Salah seorang di antara mereka
berkata “oh, kamukah orang yang diutus oleh Allah sebagai Nabi?” yang kedua
berkata “ Apakah Allah tidak menemukan selain kamu untuk di utus sebagai
rasul?” yang ketiga berkata “ aku tidak mau bicara dengan kamu. Sebab, jika
kamu memang seorang Nabi sepeti pengakuanmu, lalu aku menolakmu, tentu aku
tidak lepas dari musibah. Jika kamu pembohong, maka aku tidak mau bicara dengan
pembohong.” Akan tetapi, Baginda Nabi Shallallahu ‘alaihi wassallam mempunyai
hati yang begitu teguh laksana sebuah batu karang.
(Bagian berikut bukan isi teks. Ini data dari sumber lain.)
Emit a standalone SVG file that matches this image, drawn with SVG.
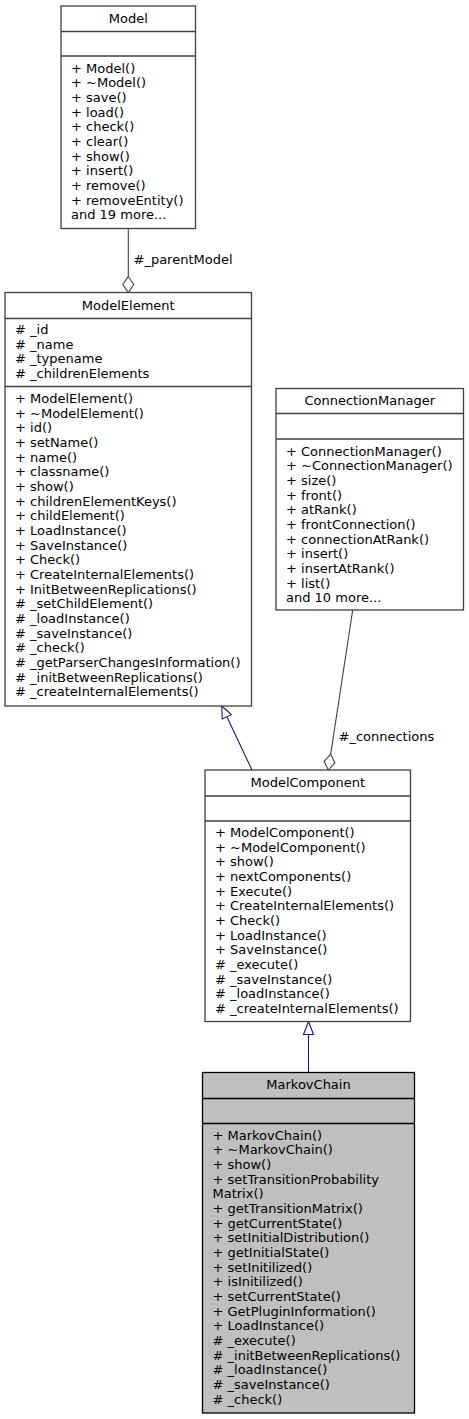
<svg xmlns="http://www.w3.org/2000/svg" width="469" height="1419" viewBox="0 0 469 1419">
<style>
text{font-family:"DejaVu Sans","Liberation Sans",sans-serif;font-size:13px;fill:#000}
.hd{text-anchor:middle}
.box{fill:#fff;stroke:#404040;stroke-width:1.3}
.sel{fill:#bfbfbf;stroke:#000;stroke-width:1.3}
.sep{stroke:#404040;stroke-width:1.3}
.sep2{stroke:#000;stroke-width:1.3}
.agg{stroke:#404040;stroke-width:1.1;fill:none}
.aggh{stroke:#404040;stroke-width:1.1;fill:#fff}
.inh{stroke:#191970;stroke-width:1.1;fill:none}
.inhh{stroke:#191970;stroke-width:1.1;fill:#fff}
</style>
<rect width="469" height="1419" fill="#fff"/>
<g id="edges">
<line class="agg" x1="128.3" y1="228.5" x2="128.3" y2="276.5"/>
<polygon class="aggh" points="128.3,276.5 133.8,284.5 128.3,292.5 122.8,284.5"/>
<text x="133.5" y="263.5">#_parentModel</text>
<line class="agg" x1="352.7" y1="610" x2="330.7" y2="754.2"/>
<polygon class="aggh" points="330.7,754.2 334.9,762.9 328.3,770 324.1,761.3"/>
<text x="338.5" y="740.5">#_connections</text>
<line class="inh" x1="252" y1="770" x2="226.84" y2="716.85"/>
<polygon class="inhh" points="221.7,706 231.36,714.71 222.32,718.99"/>
<line class="inh" x1="308.5" y1="1072.5" x2="308.5" y2="1034.5"/>
<polygon class="inhh" points="308.5,1021.5 313.5,1034.5 303.5,1034.5"/>
</g>
<g id="Model">
<rect class="box" x="61" y="6" width="134.5" height="222.5"/>
<line class="sep" x1="61" y1="31.5" x2="195.5" y2="31.5"/>
<line class="sep" x1="61" y1="56" x2="195.5" y2="56"/>
<text class="hd" x="128.25" y="22.5">Model</text>
<text x="71" y="72.5"><tspan x="71">+ Model()</tspan><tspan x="71" dy="14.67">+ ~Model()</tspan><tspan x="71" dy="14.67">+ save()</tspan><tspan x="71" dy="14.67">+ load()</tspan><tspan x="71" dy="14.67">+ check()</tspan><tspan x="71" dy="14.67">+ clear()</tspan><tspan x="71" dy="14.67">+ show()</tspan><tspan x="71" dy="14.67">+ insert()</tspan><tspan x="71" dy="14.67">+ remove()</tspan><tspan x="71" dy="14.67">+ removeEntity()</tspan><tspan x="71" dy="14.67">and 19 more...</tspan></text>
</g>
<g id="ModelElement">
<rect class="box" x="5" y="292.5" width="246.5" height="413.5"/>
<line class="sep" x1="5" y1="318.5" x2="251.5" y2="318.5"/>
<line class="sep" x1="5" y1="386.5" x2="251.5" y2="386.5"/>
<text class="hd" x="128.25" y="309.5">ModelElement</text>
<text x="15" y="334"><tspan x="15"># _id</tspan><tspan x="15" dy="14.67"># _name</tspan><tspan x="15" dy="14.67"># _typename</tspan><tspan x="15" dy="14.67"># _childrenElements</tspan></text>
<text x="15" y="403"><tspan x="15">+ ModelElement()</tspan><tspan x="15" dy="14.67">+ ~ModelElement()</tspan><tspan x="15" dy="14.67">+ id()</tspan><tspan x="15" dy="14.67">+ setName()</tspan><tspan x="15" dy="14.67">+ name()</tspan><tspan x="15" dy="14.67">+ classname()</tspan><tspan x="15" dy="14.67">+ show()</tspan><tspan x="15" dy="14.67">+ childrenElementKeys()</tspan><tspan x="15" dy="14.67">+ childElement()</tspan><tspan x="15" dy="14.67">+ LoadInstance()</tspan><tspan x="15" dy="14.67">+ SaveInstance()</tspan><tspan x="15" dy="14.67">+ Check()</tspan><tspan x="15" dy="14.67">+ CreateInternalElements()</tspan><tspan x="15" dy="14.67">+ InitBetweenReplications()</tspan><tspan x="15" dy="14.67"># _setChildElement()</tspan><tspan x="15" dy="14.67"># _loadInstance()</tspan><tspan x="15" dy="14.67"># _saveInstance()</tspan><tspan x="15" dy="14.67"># _check()</tspan><tspan x="15" dy="14.67"># _getParserChangesInformation()</tspan><tspan x="15" dy="14.67"># _initBetweenReplications()</tspan><tspan x="15" dy="14.67"># _createInternalElements()</tspan></text>
</g>
<g id="ConnectionManager">
<rect class="box" x="276" y="388.5" width="187.5" height="221.5"/>
<line class="sep" x1="276" y1="413.5" x2="463.5" y2="413.5"/>
<line class="sep" x1="276" y1="439" x2="463.5" y2="439"/>
<text class="hd" x="369.75" y="405">ConnectionManager</text>
<text x="286" y="455.5"><tspan x="286">+ ConnectionManager()</tspan><tspan x="286" dy="14.67">+ ~ConnectionManager()</tspan><tspan x="286" dy="14.67">+ size()</tspan><tspan x="286" dy="14.67">+ front()</tspan><tspan x="286" dy="14.67">+ atRank()</tspan><tspan x="286" dy="14.67">+ frontConnection()</tspan><tspan x="286" dy="14.67">+ connectionAtRank()</tspan><tspan x="286" dy="14.67">+ insert()</tspan><tspan x="286" dy="14.67">+ insertAtRank()</tspan><tspan x="286" dy="14.67">+ list()</tspan><tspan x="286" dy="14.67">and 10 more...</tspan></text>
</g>
<g id="ModelComponent">
<rect class="box" x="205" y="770" width="205.5" height="251.5"/>
<line class="sep" x1="205" y1="796" x2="410.5" y2="796"/>
<line class="sep" x1="205" y1="821" x2="410.5" y2="821"/>
<text class="hd" x="307.75" y="786.5">ModelComponent</text>
<text x="215" y="837"><tspan x="215">+ ModelComponent()</tspan><tspan x="215" dy="14.67">+ ~ModelComponent()</tspan><tspan x="215" dy="14.67">+ show()</tspan><tspan x="215" dy="14.67">+ nextComponents()</tspan><tspan x="215" dy="14.67">+ Execute()</tspan><tspan x="215" dy="14.67">+ CreateInternalElements()</tspan><tspan x="215" dy="14.67">+ Check()</tspan><tspan x="215" dy="14.67">+ LoadInstance()</tspan><tspan x="215" dy="14.67">+ SaveInstance()</tspan><tspan x="215" dy="14.67"># _execute()</tspan><tspan x="215" dy="14.67"># _saveInstance()</tspan><tspan x="215" dy="14.67"># _loadInstance()</tspan><tspan x="215" dy="14.67"># _createInternalElements()</tspan></text>
</g>
<g id="MarkovChain">
<rect class="sel" x="202.5" y="1072.5" width="212" height="340.5"/>
<line class="sep2" x1="202.5" y1="1098.5" x2="414.5" y2="1098.5"/>
<line class="sep2" x1="202.5" y1="1123.5" x2="414.5" y2="1123.5"/>
<text class="hd" x="308.5" y="1089">MarkovChain</text>
<text x="212.5" y="1139.5"><tspan x="212.5">+ MarkovChain()</tspan><tspan x="212.5" dy="14.67">+ ~MarkovChain()</tspan><tspan x="212.5" dy="14.67">+ show()</tspan><tspan x="212.5" dy="14.67">+ setTransitionProbability</tspan><tspan x="212.5" dy="14.67">Matrix()</tspan><tspan x="212.5" dy="14.67">+ getTransitionMatrix()</tspan><tspan x="212.5" dy="14.67">+ getCurrentState()</tspan><tspan x="212.5" dy="14.67">+ setInitialDistribution()</tspan><tspan x="212.5" dy="14.67">+ getInitialState()</tspan><tspan x="212.5" dy="14.67">+ setInitilized()</tspan><tspan x="212.5" dy="14.67">+ isInitilized()</tspan><tspan x="212.5" dy="14.67">+ setCurrentState()</tspan><tspan x="212.5" dy="14.67">+ GetPluginInformation()</tspan><tspan x="212.5" dy="14.67">+ LoadInstance()</tspan><tspan x="212.5" dy="14.67"># _execute()</tspan><tspan x="212.5" dy="14.67"># _initBetweenReplications()</tspan><tspan x="212.5" dy="14.67"># _loadInstance()</tspan><tspan x="212.5" dy="14.67"># _saveInstance()</tspan><tspan x="212.5" dy="14.67"># _check()</tspan></text>
</g>
</svg>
Beliau tidak berputus asa
dan terus berusaha untuk mendekati masyarakat umum, tetapi tidak seorang pun
yang mau mendengarkan beliau. Jangankan menerima, bahkan mereka menghardik, “
Tinggalkan segera kota kami! Pergilah kemana kamu suka!”
Ketika Baginda Nabi
Shallallahu’alaihi wassallam sudah tidak dapat mengharapkan mereka dan
bersiap-siap untuk kembali, maka mereka menyuruh anak-anak kota Thaif
membuntuti Baginda Nabi Shallallahu’alaihi wassalam. Mereka lalu mengganggu,
mencaci, dan melempari Baginda Nabi Shallallahu ‘alaihi wassallam denga batu
sehingga kedua sandal beliau berlumuran darah. Dalam keadaan seperti itulah
Baginda Nabi Shallallahu’alaihi wassalam meninggalkan Thaif. Di tengah
perjalan, tatkala sudah merasa aman dari gangguan anak-anak nakal itu, beliau
berdoa kepada Allah Subhanahu wata’ala :
“ Ya Allah,, aku adukan kepada-Mu
lemahnya kekuatanku, habisnya upayaku, dan kehinaanku dalam pandangan manusia.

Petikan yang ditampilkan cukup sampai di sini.